28 April 2026
Finland looks rich from the outside. Clean streets, good salaries, free education, strong currency. But from the inside, every euro is already spoken for before it enters your account, rent, tax, insurance, bus card, food, bills, remittance home. Many Africans earn 2,500 euros and still feel broke at month end. This is not because they are careless. It is because no one taught them the math of Finnish life.
You may arrive thinking "one euro is 1,800 naira, I will be rich." That math is dangerous. In Finland, one euro is one euro, and one euro disappears fast. A single cup of coffee outside is 4 euros. A 30-day bus card in Helsinki is 68 euros. A small two-room apartment is 900 to 1,200 euros. Reality is expensive.
In Yoruba culture, money is to be shared, with parents, siblings, church, extended family, community. In Finland, if you share without planning, you destroy yourself and still cannot help your people in a sustainable way. The new mindset is: build first, give forever.

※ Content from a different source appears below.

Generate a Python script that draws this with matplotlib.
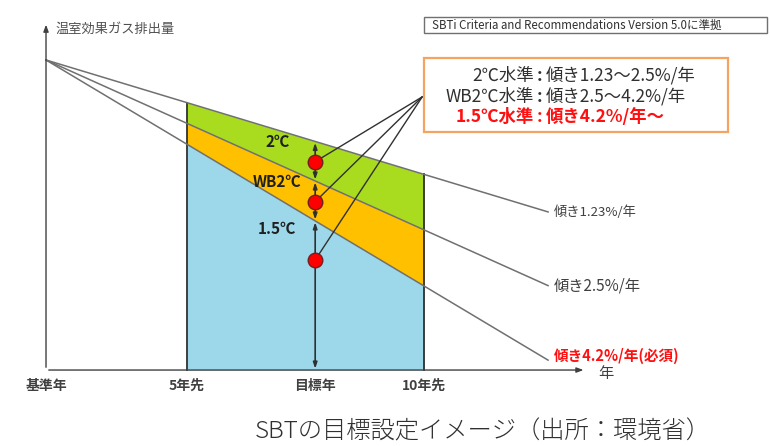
import numpy as np
import matplotlib.pyplot as plt
from matplotlib.patches import Rectangle

plt.rcParams['font.family'] = ['Noto Sans CJK JP', 'DejaVu Sans']

# x: 0 = base year, 10 = 10 years ahead (schematic spacing)
tick_pos = [0, 3.73, 7.12, 10]
tick_labels = ['基準年', '5年先', '目標年', '10年先']
base_level = 100
# emission level reached at x=10 for each pathway
level_at_10 = [63.1, 45.2, 27.1]
slope_labels = ['傾き1.23%/年', '傾き2.5%/年', '傾き4.2%/年(必須)']
line_end = 13.28
band_colors = ['#a9dc1e', '#ffc000', '#9dd8ea']
band_labels = ['2℃', 'WB2℃', '1.5℃']
dot_levels = [67.2, 54.3, 35.5]
legend_left = ['2℃水準', 'WB2℃水準', '1.5℃水準']
legend_right = ['傾き1.23～2.5%/年', '傾き2.5～4.2%/年', '傾き4.2%/年～']


def level(i, x):
    return base_level - (base_level - level_at_10[i]) * np.asarray(x) / 10


fig = plt.figure(figsize=(7.7, 4.46), dpi=100)
ax = fig.add_axes([0, 0, 1, 1])
ax.set_xlim(-1.217, 19.15)
ax.set_ylim(-24.5, 119.35)
ax.axis('off')

# coloured bands between 5年先 and 10年先
xs = np.linspace(tick_pos[1], tick_pos[3], 50)
ax.fill_between(xs, level(0, xs), level(1, xs), color=band_colors[0], lw=0, zorder=1)
ax.fill_between(xs, level(1, xs), level(2, xs), color=band_colors[1], lw=0, zorder=1)
ax.fill_between(xs, level(2, xs), 0, color=band_colors[2], lw=0, zorder=1)
for xv in [tick_pos[1], tick_pos[3]]:
    ax.plot([xv, xv], [0, level(0, xv)], color='#303030', lw=1.3, zorder=2)

# pathway lines
xl = np.array([0, line_end])
for i in range(3):
    ax.plot(xl, level(i, xl), color='#707070', lw=1.1, zorder=3)
ax.text(line_end + 0.15, level(0, line_end), slope_labels[0], fontsize=9.5,
        color='#404040', va='center', ha='left')
ax.text(line_end + 0.15, level(1, line_end), slope_labels[1], fontsize=11,
        color='#404040', va='center', ha='left')
ax.text(line_end + 0.15, level(2, line_end) + 1.5, slope_labels[2], fontsize=10.5,
        color='#ff1010', va='center', ha='left', weight='bold')

# axes arrows
ax.annotate('', xy=(0, 112.3), xytext=(0, 0),
            arrowprops=dict(arrowstyle='-|>,head_length=0.4,head_width=0.15', color='#404040', lw=1))
ax.annotate('', xy=(14.29, 0), xytext=(0, 0),
            arrowprops=dict(arrowstyle='-|>,head_length=0.4,head_width=0.15', color='#404040', lw=1))
ax.text(0.25, 110.0, '温室効果ガス排出量', fontsize=9.5, color='#505050', va='center', ha='left')
ax.text(14.6, -1.2, '年', fontsize=11, color='#404040', va='center', ha='left')
for p, lab in zip(tick_pos, tick_labels):
    ax.text(p, -5, lab, fontsize=10, color='#404040', ha='center', va='center', weight='bold')

# double-headed arrows at target year
tx = tick_pos[2]
ranges = [(level(0, tx), level(1, tx)), (level(1, tx), level(2, tx)), (level(2, tx), 0)]
for top, bot in ranges:
    ax.annotate('', xy=(tx, top), xytext=(tx, bot),
                arrowprops=dict(arrowstyle='<|-|>,head_length=0.35,head_width=0.12',
                                color='#303030', lw=1.2, shrinkA=1, shrinkB=1), zorder=4)
label_y = [73.5, 60.5, 45.5]
for ly, lab in zip(label_y, band_labels):
    ax.text(tx - 1.0, ly, lab, fontsize=11, weight='bold', color='#202020',
            ha='center', va='center', zorder=5)

# leader lines and dots
hub = (9.95, 88.1)
for dy in dot_levels:
    ax.plot([tx, hub[0]], [dy, hub[1]], color='#303030', lw=1, zorder=5)
ax.scatter([tx] * 3, dot_levels, s=110, color='#ff0000', edgecolor='#702020', lw=1, zorder=6)

# legend box
fig.patches.append(Rectangle((424 / 770, 1 - 132 / 446), 304 / 770, 74 / 446,
                             transform=fig.transFigure, fill=False,
                             edgecolor='#f4a460', lw=1.6))
box_y = [76, 97, 117]
for k in range(3):
    col = '#ff1010' if k == 2 else '#303030'
    wt = 'bold' if k == 2 else 'normal'
    yy = 1 - box_y[k] / 446
    fig.text(534 / 770, yy, legend_left[k], fontsize=12.5, color=col, weight=wt, ha='right', va='center')
    fig.text(540 / 770, yy, ':', fontsize=12.5, color=col, weight='bold', ha='center', va='center')
    fig.text(546 / 770, yy, legend_right[k], fontsize=12.5, color=col, weight=wt, ha='left', va='center')

# source box
fig.patches.append(Rectangle((424 / 770, 1 - 33 / 446), 343 / 770, 16 / 446,
                             transform=fig.transFigure, fill=False,
                             edgecolor='#707070', lw=1))
fig.text(432 / 770, 1 - 25 / 446, 'SBTi Criteria and Recommendations Version 5.0に準拠',
         fontsize=8.3, color='#303030', ha='left', va='center')

fig.text(483 / 770, 1 - 432 / 446, 'SBTの目標設定イメージ（出所：環境省）',
         fontsize=17.5, color='#303030', ha='center', va='center', weight='light')

fig.savefig('out.png', dpi=100)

Financial stress is the number one reason African marriages fail in Finland, the number one reason students drop out, and the number one reason families return home defeated. This book exists to break that cycle.
You will learn the real cost of Finnish life, how taxes and benefits interact, how to save and invest in a high-cost country, how to send money home without destroying yourself, and how to build long-term wealth, a house, a business, and generational freedom.